Gianna writes that she misses her childhood. “When the lights went out at midnight, the streets were gravel and sand, and the way to Tortuga Bay was all stone, when there were iguanas on Avenida Charles Darwin, when being out at night was not dangerous and there were just a few cars for carrying cargo.
“When the bikes and our feet were our only means of transportation and when I was little, I felt that the whole population of Galapagos was my family because I knew everyone and they knew me. When water and bread were delivered to our home, when we could leave our bikes and our homes unlocked.”
Now, every time she returns to her beloved Galápagos, Gianna writes she feels like a tourist.

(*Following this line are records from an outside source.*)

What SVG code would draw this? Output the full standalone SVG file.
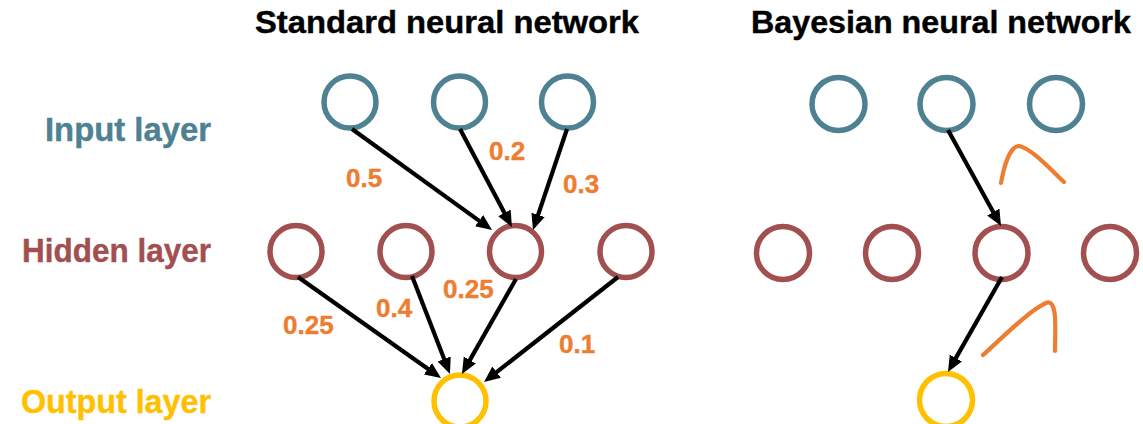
<svg xmlns="http://www.w3.org/2000/svg" width="1143" height="424" viewBox="0 0 1143 424">
  <style>
    .title { font-family: "Liberation Sans", Arial, sans-serif; font-weight: bold; font-size: 31px; fill: #000; stroke: #000; stroke-width: 0.4; }
    .layer { font-family: "Liberation Sans", Arial, sans-serif; font-weight: bold; font-size: 33px; stroke-width: 0.4; }
    .w { font-family: "Liberation Sans", Arial, sans-serif; font-weight: bold; font-size: 26px; fill: #ED7D31; stroke: #ED7D31; stroke-width: 0.4; }
    .in { fill: none; stroke: #4E8191; stroke-width: 5.5; }
    .hid { fill: none; stroke: #A24F4F; stroke-width: 5.5; }
    .out { fill: none; stroke: #FFC000; stroke-width: 5.5; }
    .edge { stroke: #000; stroke-width: 4.2; fill: none; marker-end: url(#head); }
    .dist { fill: none; stroke: #ED7D31; stroke-width: 4.2; stroke-linecap: round; stroke-linejoin: round; }
  </style>
  <defs>
    <marker id="head" markerUnits="userSpaceOnUse" markerWidth="18" markerHeight="15" refX="5" refY="7" orient="auto">
      <path d="M0,0 L16,7 L0,14 z" fill="#000"/>
    </marker>
  </defs>
  <rect width="1143" height="424" fill="#fff"/>

  <!-- headings -->
  <text class="title" x="255" y="33" textLength="384" lengthAdjust="spacingAndGlyphs">Standard neural network</text>
  <text class="title" x="751" y="33" textLength="380" lengthAdjust="spacingAndGlyphs">Bayesian neural network</text>

  <!-- layer names -->
  <text class="layer" x="45" y="141" fill="#4E8191" stroke="#4E8191" textLength="166" lengthAdjust="spacingAndGlyphs">Input layer</text>
  <text class="layer" x="22" y="262" fill="#A24F4F" stroke="#A24F4F" textLength="189" lengthAdjust="spacingAndGlyphs">Hidden layer</text>
  <text class="layer" x="21" y="413" fill="#FFC000" stroke="#FFC000" textLength="190" lengthAdjust="spacingAndGlyphs">Output layer</text>

  <!-- standard network: nodes -->
  <g id="std-in-1"><circle class="in" cx="350" cy="102" r="26"/></g>
  <g id="std-in-2"><circle class="in" cx="459.5" cy="102" r="26"/></g>
  <g id="std-in-3"><circle class="in" cx="567.5" cy="102" r="26"/></g>
  <g id="std-hid-1"><circle class="hid" cx="296" cy="251.5" r="26"/></g>
  <g id="std-hid-2"><circle class="hid" cx="406" cy="251.5" r="26"/></g>
  <g id="std-hid-3"><circle class="hid" cx="515.5" cy="251.5" r="26"/></g>
  <g id="std-hid-4"><circle class="hid" cx="626" cy="251.5" r="26"/></g>
  <g id="std-out"><circle class="out" cx="460" cy="401" r="26"/></g>

  <!-- bayesian network: nodes -->
  <g id="bnn-in-1"><circle class="in" cx="838.5" cy="104" r="26.5"/></g>
  <g id="bnn-in-2"><circle class="in" cx="946.5" cy="104" r="26.5"/></g>
  <g id="bnn-in-3"><circle class="in" cx="1056" cy="104" r="26.5"/></g>
  <g id="bnn-hid-1"><circle class="hid" cx="783" cy="253" r="26.5"/></g>
  <g id="bnn-hid-2"><circle class="hid" cx="892" cy="253" r="26.5"/></g>
  <g id="bnn-hid-3"><circle class="hid" cx="1001.5" cy="253" r="26.5"/></g>
  <g id="bnn-hid-4"><circle class="hid" cx="1110" cy="253" r="26.5"/></g>
  <g id="bnn-out"><circle class="out" cx="946" cy="400" r="26.5"/></g>

  <!-- connectors (line ends 11px short of the arrow tip) -->
  <g id="connectors">
    <line class="edge" x1="352" y1="129" x2="483.1" y2="223.6"/>
    <line class="edge" x1="460" y1="129" x2="506.8" y2="217.3"/>
    <line class="edge" x1="567" y1="129" x2="536.5" y2="219.6"/>
    <line class="edge" x1="298" y1="277" x2="432.0" y2="371.7"/>
    <line class="edge" x1="412" y1="276" x2="446.0" y2="363.7"/>
    <line class="edge" x1="516" y1="279" x2="467.4" y2="364.4"/>
    <line class="edge" x1="618" y1="277" x2="492.7" y2="375.2"/>
    <line class="edge" x1="948" y1="130" x2="995.7" y2="216.4"/>
    <line class="edge" x1="1002" y1="277" x2="953.4" y2="362.4"/>
  </g>

  <!-- weights -->
  <g id="weights">
    <text class="w" x="346" y="187">0.5</text>
    <text class="w" x="489" y="160">0.2</text>
    <text class="w" x="563" y="193">0.3</text>
    <text class="w" x="283" y="334">0.25</text>
    <text class="w" x="376" y="317">0.4</text>
    <text class="w" x="443" y="298">0.25</text>
    <text class="w" x="559" y="353">0.1</text>
  </g>

  <!-- weight distributions -->
  <g id="distributions">
    <path class="dist" d="M1001,183 C1004,166 1010,146 1019,146 C1031,148 1050,169 1064,182"/>
    <path class="dist" d="M983,355 C1003,337 1030,310 1046,303 C1058,298 1055,330 1055,351"/>
  </g>
</svg>
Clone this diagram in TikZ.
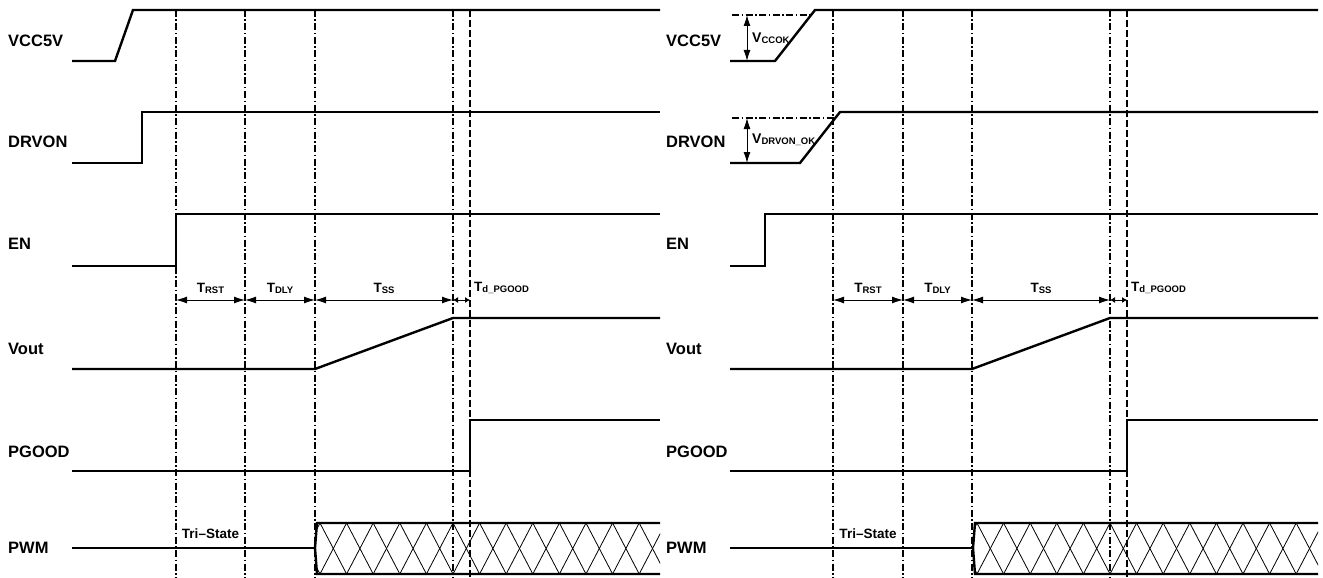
\documentclass[tikz,border=0pt]{standalone}
\usepackage{fontspec}
\setmainfont{Liberation Sans}
\usetikzlibrary{arrows.meta}
\newcommand\Tsub[2]{#1\raisebox{-1pt}{\fontsize{9.5}{10}\selectfont #2}}
\begin{document}
\begin{tikzpicture}[x=1pt,y=-1pt,
  sig/.style={line width=2.4pt, line join=miter},
  dashdot/.style={line width=1.1pt, dash pattern=on 7pt off 2.5pt on 1.5pt off 2.5pt},
  dashline/.style={line width=1.3pt, dash pattern=on 7pt off 3pt},
  lbl/.style={font=\fontsize{16.5}{18}\selectfont\bfseries, anchor=west, inner sep=0pt},
  tlbl/.style={font=\fontsize{13.5}{15}\selectfont\bfseries, inner sep=0pt},
  vlbl/.style={font=\fontsize{14}{15}\selectfont\bfseries, anchor=west, inner sep=0pt},
  dim/.style={line width=1pt, {Latex[length=11pt,width=7pt]}-{Latex[length=11pt,width=7pt]}},
  smalldim/.style={line width=1pt, {Latex[length=5pt,width=6pt]}-{Latex[length=5pt,width=6pt]}},
  hatch/.style={line width=0.8pt}]
\useasboundingbox (0,0) rectangle (1323,578);

% ================= LEFT PANEL =================
\node[lbl] (lvcc) at (8,41) {VCC5V};
\node[lbl] (ldrv) at (8,142) {DRVON};
\node[lbl] (len) at (8,244) {EN};
\node[lbl] (lvout) at (8,349) {Vout};
\node[lbl] (lpg) at (8,452) {PGOOD};
\node[lbl] (lpwm) at (8,548) {PWM};

% vertical markers
\foreach \x in {176,245,315,453} \draw[dashdot] (\x,10) -- (\x,578);
\draw[dashline] (470,10) -- (470,578);

% waveforms
\draw[sig] (72,61) -- (115,61) -- (133,10) -- (660,10);
\draw[sig] (72,163) -- (142,163) -- (142,112) -- (660,112);
\draw[sig] (72,266) -- (176,266) -- (176,214) -- (660,214);
\draw[sig] (72,369) -- (315,369) -- (453,318) -- (660,318);
\draw[sig] (72,471) -- (470,471) -- (470,420) -- (660,420);
\draw[sig] (72,548) -- (315,548);
\begin{scope}
  \clip (317,523) rectangle (660,574);
  \foreach \k in {-1,...,13} {
    \draw[hatch] ({320+26.6*\k},523) -- ({320+26.6*(\k+1)},574);
    \draw[hatch] ({320+26.6*\k},574) -- ({320+26.6*(\k+1)},523);
  }
\end{scope}
\draw[sig] (660,523) -- (317,523) -- (315,548) -- (317,574) -- (660,574);

% timing arrows
\coordinate (la) at (176,300); \coordinate (lb) at (245,300);
\coordinate (lc) at (315,300); \coordinate (ld) at (453,300);
\coordinate (le) at (470,300);
\draw[dim] (la) -- (lb);
\draw[dim] (lb) -- (lc);
\draw[dim] (lc) -- (ld);
\draw[smalldim] (ld) -- (le);
\node[tlbl] (ltrst) at (210.5,288) {\Tsub{T}{RST}};
\node[tlbl] (ltdly) at (280,288) {\Tsub{T}{DLY}};
\node[tlbl] (ltss) at (384,288) {\Tsub{T}{SS}};
\node[tlbl, anchor=west] (ltpg) at (474,288) {\Tsub{T}{d\_PGOOD}};
\node[font=\fontsize{13.5}{14}\selectfont\bfseries, inner sep=0pt] (ltri) at (210.5,534) {Tri--State};

% ================= RIGHT PANEL =================
\node[lbl] (rvcc) at (666,41) {VCC5V};
\node[lbl] (rdrv) at (666,142) {DRVON};
\node[lbl] (ren) at (666,244) {EN};
\node[lbl] (rvout) at (666,349) {Vout};
\node[lbl] (rpg) at (666,452) {PGOOD};
\node[lbl] (rpwm) at (666,548) {PWM};

\foreach \x in {833,903,972,1110} \draw[dashdot] (\x,10) -- (\x,578);
\draw[dashline] (1127,10) -- (1127,578);

% threshold annotations
\coordinate (vt1) at (732,15); \coordinate (vt1e) at (811,15);
\coordinate (vt2) at (732,118); \coordinate (vt2e) at (835,118);
\draw[dashdot] (vt1) -- (vt1e);
\draw[dashdot] (vt2) -- (vt2e);
\coordinate (va) at (747,15); \coordinate (vb) at (747,61);
\coordinate (vc) at (747,118); \coordinate (vd) at (747,163);
\draw[dim] (va) -- (vb);
\draw[dim] (vc) -- (vd);
\node[vlbl] (vccok) at (752,38) {\Tsub{V}{CCOK}};
\node[vlbl] (vdrvok) at (752,140) {\Tsub{V}{DRVON\_OK}};

\draw[sig] (730,61) -- (775,61) -- (815,10) -- (1318,10);
\draw[sig] (730,163) -- (800,163) -- (840,112) -- (1318,112);
\draw[sig] (730,266) -- (765,266) -- (765,214) -- (1318,214);
\draw[sig] (730,369) -- (972,369) -- (1110,318) -- (1318,318);
\draw[sig] (730,471) -- (1127,471) -- (1127,420) -- (1318,420);
\draw[sig] (730,548) -- (973,548);
\begin{scope}
  \clip (975,523) rectangle (1318,574);
  \foreach \k in {-1,...,13} {
    \draw[hatch] ({977+26.6*\k},523) -- ({977+26.6*(\k+1)},574);
    \draw[hatch] ({977+26.6*\k},574) -- ({977+26.6*(\k+1)},523);
  }
\end{scope}
\draw[sig] (1318,523) -- (975,523) -- (973,548) -- (975,574) -- (1318,574);

\coordinate (ra) at (833,300); \coordinate (rb) at (903,300);
\coordinate (rc) at (972,300); \coordinate (rd) at (1110,300);
\coordinate (re) at (1127,300);
\draw[dim] (ra) -- (rb);
\draw[dim] (rb) -- (rc);
\draw[dim] (rc) -- (rd);
\draw[smalldim] (rd) -- (re);
\node[tlbl] (rtrst) at (868,288) {\Tsub{T}{RST}};
\node[tlbl] (rtdly) at (937.5,288) {\Tsub{T}{DLY}};
\node[tlbl] (rtss) at (1041,288) {\Tsub{T}{SS}};
\node[tlbl, anchor=west] (rtpg) at (1131,288) {\Tsub{T}{d\_PGOOD}};
\node[font=\fontsize{13.5}{14}\selectfont\bfseries, inner sep=0pt] (rtri) at (868,534) {Tri--State};
\end{tikzpicture}
\end{document}
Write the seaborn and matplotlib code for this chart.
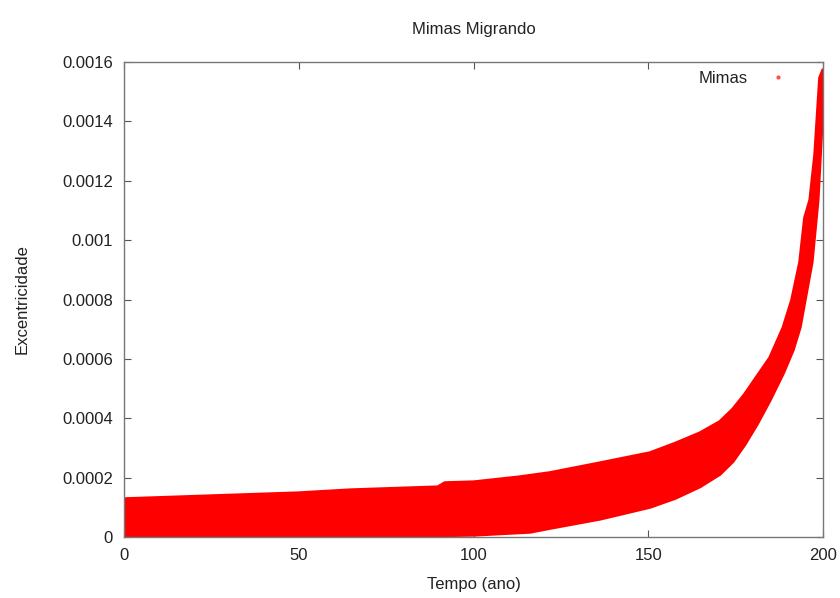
import matplotlib
matplotlib.use("Agg")
import matplotlib.pyplot as plt
from matplotlib.lines import Line2D
import pandas as pd
import seaborn as sns

# Envelope of Mimas' eccentricity over time (years): the fast oscillation
# fills the band between the lower and upper curves.
tempo_sup = [0, 50.1, 64.7, 89.8, 91.8, 100.1, 113.3, 121.9, 136.2, 150.5,
             157.7, 164.8, 170.5, 174.2, 177.6, 181.1, 184.8, 188.6, 191.1,
             193.4, 194.8, 196.3, 197.7, 199.1, 200]
exc_sup = [1.28e-4, 1.48e-4, 1.58e-4, 1.68e-4, 1.82e-4, 1.85e-4, 2.02e-4,
           2.16e-4, 2.49e-4, 2.83e-4, 3.15e-4, 3.50e-4, 3.88e-4, 4.30e-4,
           4.80e-4, 5.40e-4, 6.03e-4, 7.04e-4, 7.98e-4, 9.26e-4, 1.075e-3,
           1.135e-3, 1.287e-3, 1.546e-3, 1.573e-3]

tempo_inf = [0, 50.4, 79, 100.1, 116.2, 121.9, 136.2, 150.5, 157.7, 164.8,
             170.5, 174.2, 177.6, 181.1, 184.8, 188.6, 191.4, 193.4, 196.8,
             198.5, 199.7, 200]
exc_inf = [0.3e-5, 0.2e-5, 0.3e-5, 0.7e-5, 1.7e-5, 3.0e-5, 6.1e-5, 1.01e-4,
           1.31e-4, 1.70e-4, 2.12e-4, 2.55e-4, 3.12e-4, 3.80e-4, 4.61e-4,
           5.52e-4, 6.30e-4, 7.07e-4, 9.26e-4, 1.135e-3, 1.405e-3, 1.556e-3]

x_ticks = [0, 50, 100, 150, 200]
y_ticks = [0, 0.0002, 0.0004, 0.0006, 0.0008, 0.001, 0.0012, 0.0014, 0.0016]
y_tick_labels = ["0", "0.0002", "0.0004", "0.0006", "0.0008", "0.001",
                 "0.0012", "0.0014", "0.0016"]

sns.set_theme(style="white")
plt.rcParams["font.family"] = ["Liberation Sans", "DejaVu Sans"]

fig = plt.figure(figsize=(8.4, 5.98), dpi=100)
ax = fig.add_axes([0.1476, 0.102, 0.8322, 0.7943])

sup = pd.DataFrame({"tempo": tempo_sup, "exc": exc_sup})
inf = pd.DataFrame({"tempo": tempo_inf, "exc": exc_inf})

vermelho = "#ff0000"
# band as a closed polygon: upper edge forward, lower edge backward
ax.fill(tempo_sup + tempo_inf[::-1], exc_sup + exc_inf[::-1],
        color=vermelho, linewidth=0)
sns.lineplot(data=sup, x="tempo", y="exc", color=vermelho, lw=2.5, ax=ax,
             sort=False)
sns.lineplot(data=inf, x="tempo", y="exc", color=vermelho, lw=2.5, ax=ax,
             sort=False)

ax.set_xlim(0, 200)
ax.set_ylim(0, 0.0016)
ax.set_xticks(x_ticks)
ax.set_xticklabels([str(t) for t in x_ticks])
ax.set_yticks(y_ticks)
ax.set_yticklabels(y_tick_labels)
ax.tick_params(direction="in", length=5, width=0.8, color="#555555",
               top=True, right=True, bottom=True, left=True,
               labelsize=12, labelcolor="#222222", pad=8)
for s in ax.spines.values():
    s.set_color("#777777")
    s.set_linewidth(1.0)

ax.set_title("Mimas Migrando", fontsize=12, color="#222222", pad=20)
ax.set_xlabel("Tempo (ano)", fontsize=12, color="#222222", labelpad=10)
ax.set_ylabel("Excentricidade", fontsize=12, color="#222222", labelpad=23)

marcador = Line2D([], [], linestyle="none", marker="o", markersize=3,
                  color=vermelho, alpha=0.7, markeredgewidth=0)
ax.legend([marcador], ["Mimas"], loc="upper right", frameon=False,
          markerfirst=False, fontsize=12, handletextpad=0.8,
          bbox_to_anchor=(0.981, 1.012), labelcolor="#222222")

fig.savefig("out.png", dpi=100, facecolor="white")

“I know no one and no one knows me, biking or walking at night is dangerous, because taxis drive fast and don’t yield to pedestrians or cyclists, they just honk their horns. Now very sadly I do not see iguanas on the sidewalks of Avenida Charles Darwin. Now there is light 24 hours, the streets are cobblestone or tar, water is piped.”
Gianna agrees that thanks to progress, several things are easier and faster to get, adding a “but.”
“Do we need things to be easier and faster? Did we need this when we didn’t have all these amenities? If you ask me, things were more comfortable and safer back then. ”
“I know everything changes,” writes Gianna, “but we should not let the wrongs continue. Our biggest problem is overpopulation and lack of implementation of laws and education. I know many who now live in Galápagos are good people and many of them came to help preserve what we are losing, and I know that others came in search of better employment opportunities and a better quality of life for their families, but there must be a balance. ”
Gianna writes she’s not attacking anyone. “This is a reminder to those who have allowed Galápagos to become what it is now and a call for the new settlers to learn what we are destroying. The key is education: an educated population will never be exploited or exploit their own resources. ”
This Ecuadorian believes that the negative changes are destroying her childhood memories, and with them, the fragile habitat of Galápagos.
To save this ecosystem, she says, it will take a country determined to rescue this heritage, but mostly it will be up to the 30,000 people of the five inhabited islands to make this happen.
“I want to help the conservation of the islands,” she wrote, “and when I have my children, I want them to grow up in the same place I did.”